I'll also save some kudos for Antonio Blakeney. The other five-star freshman from this year's recruiting class continues to become LSU's go-to perimeter scorer. His shot is finally falling, and his hops allow him to be dangerous on pull-up jumpers and put-backs, alike. He poured in 22 points on four 3-pointers. If LSU could get consistent play from one of its point guards, Blakeney and Keith Hornsby are more than capable of putting teams away.

This all sounds very mild, perhaps even positive considering LSU lost. And I'll admit, the Tigers could have used the win, especially with a desperate A&M team coming to the PMAC this Saturday. But it's also important to note that college basketball is such a long haul. There are two sure-thing NCAA teams ineligible for this year's dance. The bubble is weak as hell, especially among mid-majors. Losses happen on the road in the league all the time (Seriously, Kentucky and Carolina lost at Tennessee and Georgia, respectively, last week).

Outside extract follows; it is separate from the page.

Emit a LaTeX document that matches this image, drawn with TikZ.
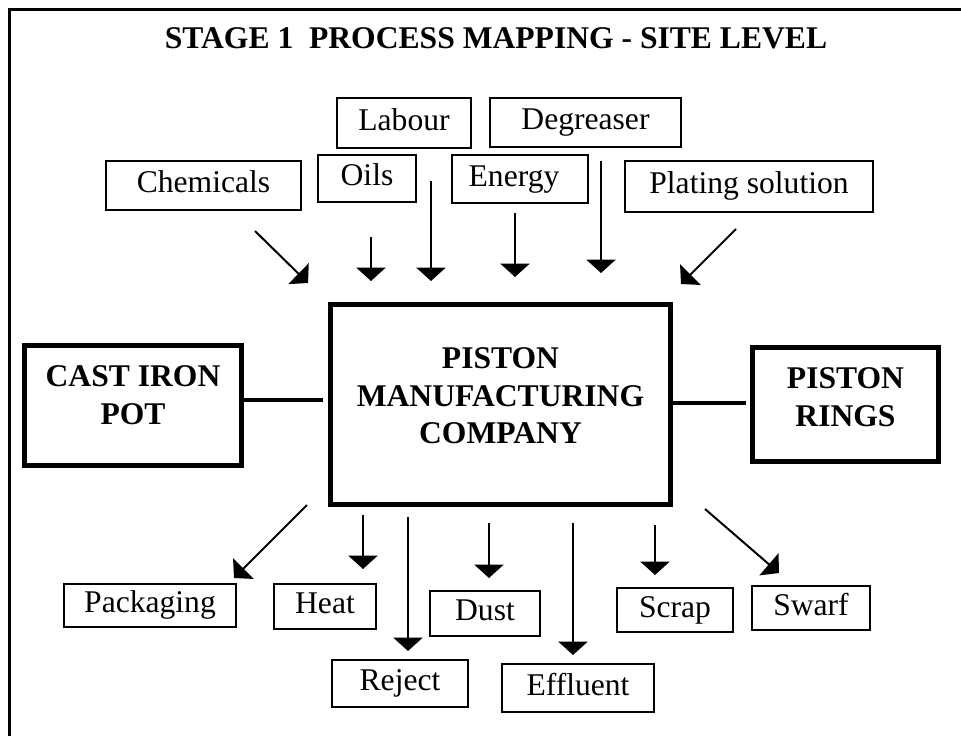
\documentclass[tikz,border=0pt]{standalone}
\usepackage{fontspec}
\setmainfont{Liberation Serif}
\usetikzlibrary{arrows.meta}
\newcommand{\fsz}{\fontsize{23.7pt}{28.1pt}\selectfont}
\tikzset{
  box/.style 2 args={draw, line width=1.1pt, inner sep=0pt, minimum width=#1*0.75pt, minimum height=#2*0.75pt,
    text height=16.6pt, text depth=6.1pt, font=\fsz},
  bigbox/.style 2 args={draw, line width=3.5pt, inner sep=0pt, minimum width=#1*0.75pt, minimum height=#2*0.75pt},
  bigtext/.style={align=center, inner sep=0pt, font=\fsz\bfseries},
  arr/.style={line width=1.5pt, -{Triangle[width=21.75pt,length=10pt]}},
  link/.style={line width=3.5pt},
  frame/.style={line width=2pt, line join=miter},
}
\begin{document}
\begin{tikzpicture}[x=0.75pt,y=-0.75pt]
\useasboundingbox (0,0) rectangle (961,736);
\draw[frame] (9.3,736) -- (9.3,9.3) -- (961,9.3);
\node[anchor=base, inner sep=0pt, font=\fsz\bfseries] (title) at (496,48) {STAGE 1\ \ PROCESS MAPPING - SITE LEVEL};

% input boxes
\node[box={195}{49}] (chem) at (203.5,185.5) {Chemicals};
\node[box={134}{50}] (labour) at (404,123) {Labour};
\node[box={98}{47}] (oils) at (367,178.5) {Oils};
\node[box={136}{48}] (energy) at (520,179) {Energy\hspace*{9pt}};
\node[box={191}{49}] (degr) at (585.5,122.5) {Degreaser};
\node[box={248}{51}] (plat) at (749,186.5) {Plating solution};

% output boxes
\node[box={172}{43}] (pack) at (150,605.5) {Packaging};
\node[box={102}{45}] (heat) at (325,606.5) {Heat};
\node[box={110}{45}] (dust) at (485,613.5) {Dust};
\node[box={136}{47}] (reject) at (400,683.5) {Reject};
\node[box={152}{48}] (effl) at (578,688) {Effluent};
\node[box={116}{44}] (scrap) at (675,610) {Scrap};
\node[box={118}{44}] (swarf) at (811,608) {Swarf};

% main boxes
\node[bigbox={340}{200}] (pmc) at (500.5,404.5) {};
\node[bigtext] (pmcT) at (500.5,396) {PISTON\\MANUFACTURING\\COMPANY};
\node[bigbox={217.3}{120.3}] (cast) at (133,405.5) {};
\node[bigtext] (castT) at (133,395) {CAST IRON\\POT};
\node[bigbox={186.3}{114.3}] (rings) at (845.5,404.5) {};
\node[bigtext] (ringsT) at (845.5,397) {PISTON\\RINGS};

% links
\draw[link, shorten >=3.75pt] (cast.east |- 0,400) -- (pmc.west |- 0,400);
\draw[link, shorten >=3pt] (pmc.east |- 0,403) -- (rings.west |- 0,403);

% input arrow ends
\coordinate (chemS) at (255,231);   \coordinate (chemE) at (308,283);
\coordinate (oilsS) at (371,237);   \coordinate (oilsE) at (371,281);
\coordinate (labS) at (431,181);    \coordinate (labE) at (431,281);
\coordinate (enS) at (515,213);     \coordinate (enE) at (515,277);
\coordinate (degS) at (601,161);    \coordinate (degE) at (601,273);
\coordinate (platS) at (736,229);   \coordinate (platE) at (681,284);
\draw[arr] (chemS) -- (chemE);
\draw[arr] (oilsS) -- (oilsE);
\draw[arr] (labS) -- (labE);
\draw[arr] (enS) -- (enE);
\draw[arr] (degS) -- (degE);
\draw[arr] (platS) -- (platE);

% output arrow ends
\coordinate (packS) at (307,505);   \coordinate (packE) at (234,578);
\coordinate (heatS) at (363,515);   \coordinate (heatE) at (363,569);
\coordinate (rejS) at (408,517);    \coordinate (rejE) at (408,651);
\coordinate (dustS) at (489,523);   \coordinate (dustE) at (489,578);
\coordinate (effS) at (573,523);    \coordinate (effE) at (573,655);
\coordinate (scrS) at (655,525);    \coordinate (scrE) at (655,575);
\coordinate (swS) at (705,509);     \coordinate (swE) at (779,573);
\draw[arr] (packS) -- (packE);
\draw[arr] (heatS) -- (heatE);
\draw[arr] (rejS) -- (rejE);
\draw[arr] (dustS) -- (dustE);
\draw[arr] (effS) -- (effE);
\draw[arr] (scrS) -- (scrE);
\draw[arr] (swS) -- (swE);
\end{tikzpicture}
\end{document}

LSU is 11-5 when Craig Victor and Keith Hornsby both play, with four of those losses to NCAA Tournament teams.

So be mad as hell, expect better of this program. The Tigers are capable of more. I'm with you to an extent: Johnny Jones deserves some criticism.

But this game isn't the backbone for that kind of ire. LSU has avoided truly bad SEC losses this season, so far a positive step forward for this program. Remember last year, when the Tigers lost to Auburn twice, Mississippi State, Tennessee and Missouri? All teams outside the top 100 in the RPI? Those are the losses that speak negatively on your team. That's what constitutes choking when you have superior talent. This year's team, at full strength, has won the games it's supposed to.

Put this loss in its proper place and get ready for a huge home game against the Aggies. A win there and this loss is largely meaningless, unless you're looking for a reason to pick apart this team in the first place.